:: Exercise task ::
A verbatim copy is needed of the lines from the one containing "Write the React, TypeScript" down to the one containing "60, 70, 80]", inclusive. Print it with no pictures.

[Saved data entries]
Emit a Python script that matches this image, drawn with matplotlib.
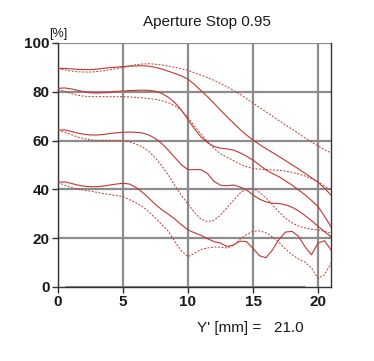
import matplotlib
matplotlib.use("Agg")
import matplotlib.pyplot as plt
import numpy as np

# Image height Y' [mm], sampled every 0.5 mm
x_mm = [i * 0.5 for i in range(43)]

solid_a = [89.6, 89.6, 89.4, 89.2, 89.1, 89.1, 89.3, 89.6, 89.9, 90.1, 90.3, 90.5, 90.6, 90.7,
           90.5, 90.0, 89.3, 88.4, 87.5, 86.5, 85.2, 83.0, 80.5, 78.0, 75.3, 72.5, 69.8, 67.2,
           64.6, 62.3, 60.2, 58.4, 56.7, 55.1, 53.5, 51.8, 50.1, 48.4, 46.6, 44.8, 42.9, 40.5, 37.7]
dashed_a = [89.5, 89.0, 88.5, 88.2, 88.1, 88.1, 88.3, 88.6, 89.0, 89.5, 90.0, 90.6, 91.1, 91.4,
            91.5, 91.3, 91.0, 90.5, 90.0, 89.5, 88.8, 87.8, 86.8, 85.8, 84.7, 83.4, 82.0, 80.6,
            79.0, 77.2, 75.4, 73.6, 71.8, 70.0, 68.2, 66.4, 64.7, 62.9, 61.1, 59.4, 57.8, 56.3, 55.0]
solid_b = [81.4, 81.6, 81.2, 80.6, 80.0, 79.6, 79.5, 79.6, 79.8, 80.1, 80.3, 80.5, 80.6, 80.7,
           80.6, 80.2, 79.3, 77.7, 75.5, 72.5, 68.6, 64.8, 61.5, 59.2, 57.6, 56.9, 56.6, 56.1,
           55.0, 53.6, 52.0, 50.0, 48.0, 46.5, 45.2, 43.5, 41.8, 39.8, 37.8, 35.5, 33.0, 29.0, 24.7]
dashed_b = [81.0, 80.2, 79.3, 78.6, 78.2, 78.0, 78.0, 78.0, 78.0, 78.0, 78.0, 77.9, 77.7, 77.5,
            77.2, 76.9, 76.3, 75.5, 74.3, 72.3, 69.5, 66.0, 62.7, 59.6, 56.8, 54.6, 53.2, 51.8,
            50.4, 49.3, 48.6, 48.3, 48.1, 48.0, 47.8, 47.5, 47.0, 46.3, 45.5, 44.4, 43.1, 41.4, 39.6]
solid_c = [64.3, 64.4, 63.8, 63.1, 62.6, 62.3, 62.3, 62.5, 62.9, 63.2, 63.4, 63.5, 63.4, 63.1,
           62.3, 60.8, 58.7, 56.0, 53.0, 50.0, 48.1, 48.1, 48.1, 46.5, 43.3, 41.7, 41.5, 41.8,
           41.0, 39.8, 37.7, 36.0, 34.9, 34.3, 34.2, 33.7, 32.7, 31.2, 29.3, 27.2, 24.9, 22.7, 20.6]
dashed_c = [64.3, 63.5, 62.5, 61.5, 60.8, 60.3, 60.1, 60.1, 60.1, 60.1, 60.0, 59.5, 58.6, 57.4,
            55.5, 52.8, 49.5, 45.8, 41.5, 37.5, 34.0, 30.5, 27.8, 26.8, 27.3, 29.5, 32.5, 35.5,
            38.5, 40.2, 40.3, 38.8, 36.5, 33.7, 30.8, 28.2, 26.3, 25.0, 24.2, 23.7, 23.4, 22.8, 22.0]
solid_d = [42.9, 43.1, 42.5, 41.8, 41.3, 41.1, 41.1, 41.4, 41.8, 42.2, 42.5, 42.2, 40.8, 38.8,
           36.4, 33.8, 31.6, 29.8, 27.8, 25.5, 23.4, 22.2, 21.2, 19.8, 18.6, 18.0, 16.6, 17.2,
           18.8, 18.6, 15.8, 12.8, 12.0, 15.2, 19.5, 22.5, 22.8, 20.8, 16.5, 13.2, 18.0, 19.0, 15.2]
dashed_d = [42.9, 41.8, 40.8, 40.2, 39.7, 39.3, 38.8, 38.3, 37.9, 37.5, 37.0, 35.8, 34.5, 33.0,
            30.8, 28.2, 25.5, 22.8, 18.5, 14.8, 12.4, 13.8, 15.4, 16.0, 16.4, 16.3, 16.0, 17.0,
            19.6, 21.5, 22.8, 23.0, 22.2, 20.5, 18.3, 15.5, 13.3, 11.5, 10.2, 7.8, 3.5, 5.0, 9.7]

x_ticks = [0, 5, 10, 15, 20]
y_ticks = [0, 20, 40, 60, 80, 100]

RED = "#c23630"
GRID = "#8c8c8c"
DARK = "#333333"

fig = plt.figure(figsize=(3.74, 3.61), dpi=100)
ax = fig.add_axes([58 / 374, 1 - 287 / 361, (331 - 58) / 374, (287 - 43) / 361])

for x in x_ticks:
    ax.axvline(x, color=GRID, lw=1.6, zorder=1)
for y in y_ticks[1:]:
    ax.axhline(y, color=GRID, lw=1.6, zorder=1)
ax.hlines(0, 0.5, 19.0, color=GRID, lw=2.2, zorder=2)

for s in [solid_a, solid_b, solid_c, solid_d]:
    ax.plot(x_mm, s, color=RED, lw=0.8, zorder=3)
for d in [dashed_a, dashed_b, dashed_c, dashed_d]:
    ax.plot(x_mm, d, color=RED, lw=0.7, ls=(0, (2.0, 1.6)), zorder=3)

ax.set_xlim(0, 21)
ax.set_ylim(0, 100)
ax.set_xticks(x_ticks)
ax.set_yticks(y_ticks)
ax.tick_params(direction="out", length=4, width=1, color=DARK, pad=2)
for lab in ax.get_xticklabels() + ax.get_yticklabels():
    lab.set_fontfamily("Liberation Sans")
    lab.set_fontweight("bold")
    lab.set_fontsize(11)
    lab.set_color("#1a1a1a")

for side in ["left", "bottom", "right"]:
    ax.spines[side].set_color(DARK)
    ax.spines[side].set_linewidth(1.0)
ax.spines["top"].set_visible(False)

fig.text(207 / 374, 1 - 22 / 361, "Aperture Stop 0.95", ha="center", va="center",
         fontsize=11, family="Liberation Sans", color="#1a1a1a")
fig.text(49 / 374, 1 - 34 / 361, "[%]", ha="left", va="center",
         fontsize=9, family="Liberation Sans", color="#1a1a1a")
fig.text(197 / 374, 1 - 328 / 361, "Y' [mm] =   21.0", ha="left", va="center",
         fontsize=11, family="Liberation Sans", color="#1a1a1a")

fig.savefig("out.png", dpi=100, facecolor="white")
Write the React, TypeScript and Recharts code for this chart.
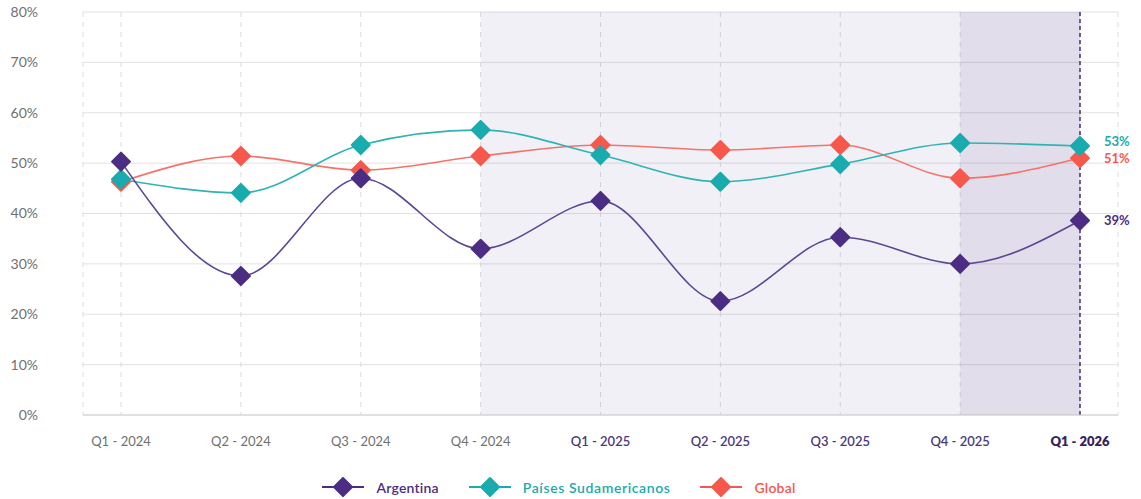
import {
  CartesianGrid,
  Legend,
  Line,
  LineChart,
  ReferenceArea,
  ReferenceLine,
  XAxis,
  YAxis,
} from 'recharts'

const quarters = [
  'Q1 - 2024',
  'Q2 - 2024',
  'Q3 - 2024',
  'Q4 - 2024',
  'Q1 - 2025',
  'Q2 - 2025',
  'Q3 - 2025',
  'Q4 - 2025',
  'Q1 - 2026',
]
const argentina = [50.3, 27.6, 47.0, 33.0, 42.5, 22.6, 35.3, 30.0, 38.6]
const paises = [46.8, 44.1, 53.6, 56.6, 51.6, 46.3, 49.8, 54.0, 53.4]
const globalSeries = [46.3, 51.4, 48.6, 51.4, 53.6, 52.6, 53.6, 47.0, 51.0]
const yTicks = [0, 10, 20, 30, 40, 50, 60, 70, 80]

const PURPLE = '#4b2d84'
const TEAL = '#19abae'
const CORAL = '#f6584c'
const FONT = 'Lato, "Open Sans", sans-serif'

const data = quarters.map((q, i) => ({
  quarter: q,
  argentina: argentina[i],
  paises: paises[i],
  global: globalSeries[i],
}))

const series = [
  { key: 'global', name: 'Global', color: CORAL, line: '#f4736a', dy: 0 },
  { key: 'paises', name: 'Países Sudamericanos', color: TEAL, line: '#2fb3b5', dy: -5 },
  { key: 'argentina', name: 'Argentina', color: PURPLE, line: '#5b4793', dy: 0 },
]
const legendOrder = ['argentina', 'paises', 'global']

function diamond(color: string) {
  return (props: any) => {
    const { cx, cy, index } = props
    if (cx == null || cy == null) return <g key={index} />
    const r = 9
    return (
      <path
        key={index}
        d={`M${cx},${cy - r} L${cx + r},${cy} L${cx},${cy + r} L${cx - r},${cy} Z`}
        fill={color}
        stroke={color}
        strokeWidth={2}
        strokeLinejoin="round"
      />
    )
  }
}

function endLabel(color: string, dy: number) {
  return (props: any) => {
    const { x, y, value, index } = props
    if (index !== quarters.length - 1) return null
    return (
      <text
        key={index}
        x={x + 24}
        y={y + dy}
        dy="0.35em"
        fill={color}
        fontSize={13}
        fontWeight={700}
        fontFamily={FONT}
      >
        {Math.round(value)}%
      </text>
    )
  }
}

function XTick(props: any) {
  const { x, y, payload, index } = props
  const future = index >= 4
  const last = index === quarters.length - 1
  return (
    <text
      x={x}
      y={y}
      dy="0.71em"
      textAnchor="middle"
      fontSize={13}
      fontFamily={FONT}
      fill={last ? '#35215f' : future ? '#4a3a7c' : '#707070'}
      fontWeight={last ? 800 : future ? 600 : 400}
    >
      {payload.value}
    </text>
  )
}

function LegendContent() {
  return (
    <div
      style={{
        display: 'flex',
        justifyContent: 'center',
        alignItems: 'center',
        gap: 30,
        paddingTop: 22,
        fontFamily: FONT,
        fontSize: 14,
        fontWeight: 600,
      }}
    >
      {legendOrder.map((k) => {
        const s = series.find((x) => x.key === k)!
        return (
          <div key={k} style={{ display: 'flex', alignItems: 'center', gap: 12, color: s.color }}>
            <svg width={42} height={20}>
              <line x1={0} y1={10} x2={42} y2={10} stroke={s.color} strokeWidth={2} />
              <path d="M21,1 L30,10 L21,19 L12,10 Z" fill={s.color} stroke={s.color} strokeLinejoin="round" strokeWidth={2} />
            </svg>
            <span style={{ letterSpacing: k === 'paises' ? 0.6 : 0.2 }}>{s.name}</span>
          </div>
        )
      })}
    </div>
  )
}

export default function App() {
  return (
    <div style={{ position: 'fixed', left: 0, top: 0, background: '#fff' }}>
      <LineChart width={1141} height={499} data={data} margin={{ top: 12, right: 23, left: 0, bottom: 0 }}>
        <ReferenceArea x1="Q4 - 2024" x2="Q4 - 2025" y1={0} y2={80} fill="#5a3f96" fillOpacity={0.08} stroke="none" />
        <ReferenceArea x1="Q4 - 2025" x2="Q1 - 2026" y1={0} y2={80} fill="#4b2d84" fillOpacity={0.16} stroke="none" />
        <CartesianGrid vertical={false} stroke="#e2e2e2" />
        <CartesianGrid horizontal={false} stroke="#dcdcdc" strokeDasharray="5 5" />
        <XAxis
          dataKey="quarter"
          padding={{ left: 38, right: 38 }}
          axisLine={{ stroke: '#cfcfcf' }}
          tickLine={false}
          tickSize={0}
          tickMargin={22}
          height={40}
          interval={0}
          tick={<XTick />}
        />
        <YAxis
          domain={[0, 80]}
          ticks={yTicks}
          width={83}
          axisLine={false}
          tickLine={false}
          tickSize={0}
          tickMargin={45}
          tickFormatter={(v) => `${v}%`}
          tick={{ fill: '#707070', fontSize: 14, fontFamily: FONT }}
        />
        <ReferenceLine x="Q1 - 2026" stroke={PURPLE} strokeDasharray="4 3" strokeWidth={1.5} />
        {series.map((s) => (
          <Line
            key={s.key}
            type="monotone"
            dataKey={s.key}
            name={s.name}
            stroke={s.line}
            strokeWidth={1.6}
            dot={diamond(s.color)}
            activeDot={false}
            label={endLabel(s.color, s.dy)}
            isAnimationActive={false}
          />
        ))}
        <Legend verticalAlign="bottom" height={44} content={<LegendContent />} />
      </LineChart>
    </div>
  )
}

:: Answer ::
Write the React, TypeScript and Recharts code for this chart.
import {
  CartesianGrid,
  Legend,
  Line,
  LineChart,
  ReferenceArea,
  ReferenceLine,
  XAxis,
  YAxis,
} from 'recharts'

const quarters = [
  'Q1 - 2024',
  'Q2 - 2024',
  'Q3 - 2024',
  'Q4 - 2024',
  'Q1 - 2025',
  'Q2 - 2025',
  'Q3 - 2025',
  'Q4 - 2025',
  'Q1 - 2026',
]
const argentina = [50.3, 27.6, 47.0, 33.0, 42.5, 22.6, 35.3, 30.0, 38.6]
const paises = [46.8, 44.1, 53.6, 56.6, 51.6, 46.3, 49.8, 54.0, 53.4]
const globalSeries = [46.3, 51.4, 48.6, 51.4, 53.6, 52.6, 53.6, 47.0, 51.0]
const yTicks = [0, 10, 20, 30, 40, 50, 60, 70, 80]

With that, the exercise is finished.